5. raise your hand to ask for help

---

**Environment Setup**: This notebook uses several Python libraries that you may need to install:

- `osmnx`:[doc](https://osmnx.readthedocs.io) for retrieving OpenStreetMap data,
- `geopandas`:[doc](https://geopandas.org) for geospatial data handling,
- `shapely`:[doc](https://shapely.readthedocs.io) for geometric operations,
- `keplergl`:[doc](https://github.com/keplergl/kepler.gl/blob/master/README.md) for interactive map visualization,

plus standard ones like `pandas` and `matplotlib`.

You are probably used to install python libraries with `pip` or `conda`, while these tools are great, they are extremely slow...

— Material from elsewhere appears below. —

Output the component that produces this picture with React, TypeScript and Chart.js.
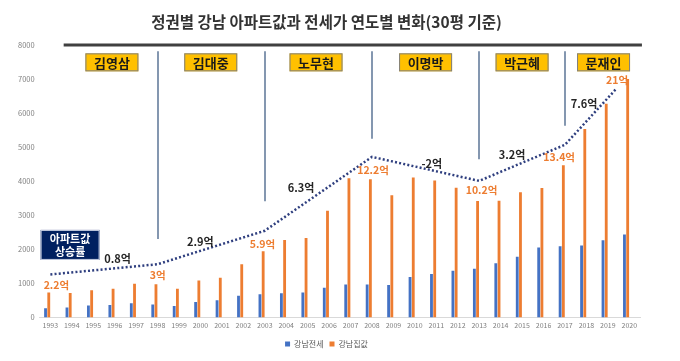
import React, { useEffect, useRef } from 'react';
import { Chart, registerables } from 'chart.js';

Chart.register(...registerables);

const FONT = '"Noto Sans CJK KR", "Noto Sans", sans-serif';

const years = ['1993','1994','1995','1996','1997','1998','1999','2000','2001','2002','2003','2004','2005','2006','2007','2008','2009','2010','2011','2012','2013','2014','2015','2016','2017','2018','2019','2020'];
const jeonse = [275, 295, 352, 370, 419, 381, 341, 457, 506, 642, 688, 717, 737, 873, 968, 968, 959, 1191, 1277, 1373, 1431, 1595, 1786, 2058, 2095, 2115, 2269, 2442];
const price = [740, 720, 800, 850, 990, 980, 850, 1090, 1170, 1566, 1950, 2277, 2335, 3136, 4090, 4060, 3590, 4110, 4020, 3810, 3420, 3430, 3680, 3800, 4470, 5535, 6277, 7000];

// dotted trend line (year position, value)
const trendYears = [1993, 1998, 2003, 2008, 2013, 2017, 2019.4];
const trendValues = [1266, 1566, 2549, 4717, 4012, 5072, 6720];

// presidential term separators
const sepYears = [1998, 2003, 2008, 2013, 2017];
const sepTop = 7818;
const sepBottoms = [2306, 3416, 5246, 4647, 5630];

// president labels
const presNames = ['김영삼', '김대중', '노무현', '이명박', '박근혜', '문재인'];
const presYears = [1995.87, 2000.48, 2005.39, 2010.5, 2015.0, 2018.8];
const presValue = 7491;

// apartment price increase per term
const gainTexts = ['0.8억', '2.9억', '6.3억', '-2억', '3.2억', '7.6억'];
const gainYears = [1996.13, 1999.99, 2004.69, 2010.79, 2014.53, 2017.89];
const gainValues = [1728, 2211, 3821, 4523, 4763, 6277];

// apartment price labels
const priceTexts = ['2.2억', '3억', '5.9억', '12.2억', '10.2억', '13.4억', '21억'];
const priceYears = [1993.28, 1998.01, 2002.89, 2008.05, 2013.11, 2016.73, 2019.43];
const priceValues = [960, 1249, 2162, 4329, 3751, 4717, 6980];

const boxLines = ['아파트값', '상승률'];
const boxYear = 1993.92;
const boxValue = 2133;

const ruleStart = 1993.62;
const ruleEnd = 2020.59;
const ruleValue = 8000;

const titleText = '정권별 강남 아파트값과 전세가 연도별 변화(30평 기준)';

const annotationPlugin = {
  id: 'termAnnotations',
  beforeDatasetsDraw(chart: any) {
    const { ctx } = chart;
    const xs = chart.scales.x2;
    const ys = chart.scales.y;
    ctx.save();
    ctx.strokeStyle = '#404040';
    ctx.lineWidth = 3;
    ctx.beginPath();
    ctx.moveTo(xs.getPixelForValue(ruleStart), ys.getPixelForValue(ruleValue));
    ctx.lineTo(xs.getPixelForValue(ruleEnd), ys.getPixelForValue(ruleValue));
    ctx.stroke();

    ctx.strokeStyle = '#8497b0';
    ctx.lineWidth = 2;
    sepYears.forEach((yr, i) => {
      const x = Math.round(xs.getPixelForValue(yr));
      ctx.beginPath();
      ctx.moveTo(x, ys.getPixelForValue(sepTop));
      ctx.lineTo(x, ys.getPixelForValue(sepBottoms[i]));
      ctx.stroke();
    });
    ctx.restore();
  },
  afterDatasetsDraw(chart: any) {
    const { ctx } = chart;
    const xs = chart.scales.x2;
    const ys = chart.scales.y;
    ctx.save();
    ctx.textAlign = 'center';
    ctx.textBaseline = 'middle';

    // president boxes
    ctx.font = `bold 13px ${FONT}`;
    presNames.forEach((name, i) => {
      const cx = xs.getPixelForValue(presYears[i]);
      const cy = ys.getPixelForValue(presValue);
      const w = 53, h = 18;
      ctx.fillStyle = '#ffc000';
      ctx.fillRect(cx - w / 2, cy - h / 2, w, h);
      ctx.strokeStyle = '#7f7f7f';
      ctx.lineWidth = 1;
      ctx.strokeRect(cx - w / 2 + 0.5, cy - h / 2 + 0.5, w - 1, h - 1);
      ctx.fillStyle = '#1a1a1a';
      ctx.fillText(name, cx, cy + 1);
    });

    // navy box
    {
      const cx = xs.getPixelForValue(boxYear);
      const cy = ys.getPixelForValue(boxValue);
      const w = 59, h = 30;
      ctx.fillStyle = '#002060';
      ctx.fillRect(cx - w / 2, cy - h / 2, w, h);
      ctx.strokeStyle = '#c9d1e3';
      ctx.lineWidth = 1;
      ctx.strokeRect(cx - w / 2 + 0.5, cy - h / 2 + 0.5, w - 1, h - 1);
      ctx.fillStyle = '#ffffff';
      ctx.font = `bold 11px ${FONT}`;
      ctx.fillText(boxLines[0], cx, cy - 6);
      ctx.fillText(boxLines[1], cx, cy + 7);
    }

    // gain labels
    ctx.font = `bold 11px ${FONT}`;
    ctx.fillStyle = '#262626';
    gainTexts.forEach((t, i) => {
      ctx.fillText(t, xs.getPixelForValue(gainYears[i]), ys.getPixelForValue(gainValues[i]));
    });

    // price labels
    ctx.font = `bold 10.5px ${FONT}`;
    ctx.fillStyle = '#ed7d31';
    priceTexts.forEach((t, i) => {
      ctx.fillText(t, xs.getPixelForValue(priceYears[i]), ys.getPixelForValue(priceValues[i]));
    });
    ctx.restore();
  },
};

export default function App() {
  const ref = useRef<HTMLCanvasElement | null>(null);

  useEffect(() => {
    if (!ref.current) return;
    const chart = new Chart(ref.current, {
      type: 'bar',
      data: {
        labels: years,
        datasets: [
          {
            label: '강남전세',
            data: jeonse,
            backgroundColor: '#4472c4',
            barPercentage: 0.88,
            categoryPercentage: 0.6,
            order: 1,
          },
          {
            label: '강남집값',
            data: price,
            backgroundColor: '#ed7d31',
            barPercentage: 0.88,
            categoryPercentage: 0.6,
            order: 1,
          },
          {
            type: 'line',
            label: 'trend',
            data: trendYears.map((x, i) => ({ x, y: trendValues[i] })),
            xAxisID: 'x2',
            borderColor: '#2f3f7f',
            borderWidth: 2.5,
            borderDash: [2, 2.2],
            pointRadius: 0,
            fill: false,
            tension: 0,
            order: 0,
          } as any,
        ],
      },
      options: {
        responsive: false,
        animation: false,
        layout: { padding: { left: 13, right: 40, top: 0, bottom: 3 } },
        plugins: {
          title: {
            display: true,
            text: titleText,
            color: '#333333',
            font: { family: FONT, size: 15.5, weight: 'bold' },
            padding: { top: 13, bottom: 13.4 },
          },
          legend: {
            position: 'bottom',
            labels: {
              filter: (item: any) => item.datasetIndex < 2,
              boxWidth: 5,
              boxHeight: 5,
              padding: 6,
              color: '#595959',
              font: { family: FONT, size: 8 },
            },
          },
          tooltip: { enabled: false },
        },
        scales: {
          x: {
            type: 'category',
            offset: true,
            grid: { display: false, drawTicks: false },
            border: { display: true, color: '#d9d9d9' },
            ticks: {
              color: '#7f7f7f',
              font: { family: FONT, size: 7 },
              padding: 4,
              maxRotation: 0,
              autoSkip: false,
            },
          },
          x2: {
            type: 'linear',
            display: false,
            offset: false,
            grid: { offset: false },
            min: 1992.5,
            max: 2020.5,
          },
          y: {
            min: 0,
            max: 8000,
            grid: { display: false, drawTicks: false },
            border: { display: false },
            ticks: {
              stepSize: 1000,
              color: '#7f7f7f',
              font: { family: FONT, size: 7.5 },
              padding: 5,
              callback: (v: any) => String(v),
            },
          },
        },
      } as any,
      plugins: [annotationPlugin],
    });
    return () => chart.destroy();
  }, []);

  return (
    <div style={{ position: 'fixed', left: 0, top: 0, width: 680, height: 361, background: '#ffffff' }}>
      <canvas ref={ref} width={680} height={361} />
    </div>
  );
}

In this course we will use [uv](https://github.com/astral-sh/uv), which is 10 to 100 times faster! ⚡

In [None]:
# the ! is to run shell commands from the notebook
!pip install uv 

Now, you can install any missing packages at lightning speed by running a cell with `!uv pip install` as shown below.

In [None]:
# Install required libraries (run this if needed)
!uv pip install osmnx geopandas shapely keplergl matplotlib

### 2️⃣ Principles of Good Coding Practice

Before diving into code, let's briefly introduce a few software engineering principles that will help keep our code clean, understandable, and maintainable:

- **DRY** – Don't Repeat Yourself: Avoid writing duplicate code. If you need the same logic in multiple places, consider defining a function or loop to reuse it. This makes code easier to update and less error-prone.
- **KISS** – Keep It Simple, Stupid: Strive for simplicity. Write code in a straightforward way rather than using overly complex or clever solutions. Simple code is easier to understand and debug.
- **SOC** – Separation of Concerns: Organize your code so that different functionality or concerns are separated. For example, data retrieval, data processing, and visualization could be in separate sections or functions. This makes the code modular and easier to manage.

Throughout the exercise, keep these principles in mind. We'll try to write code that is concise and clear, without unnecessary repetition, and logically structured in steps.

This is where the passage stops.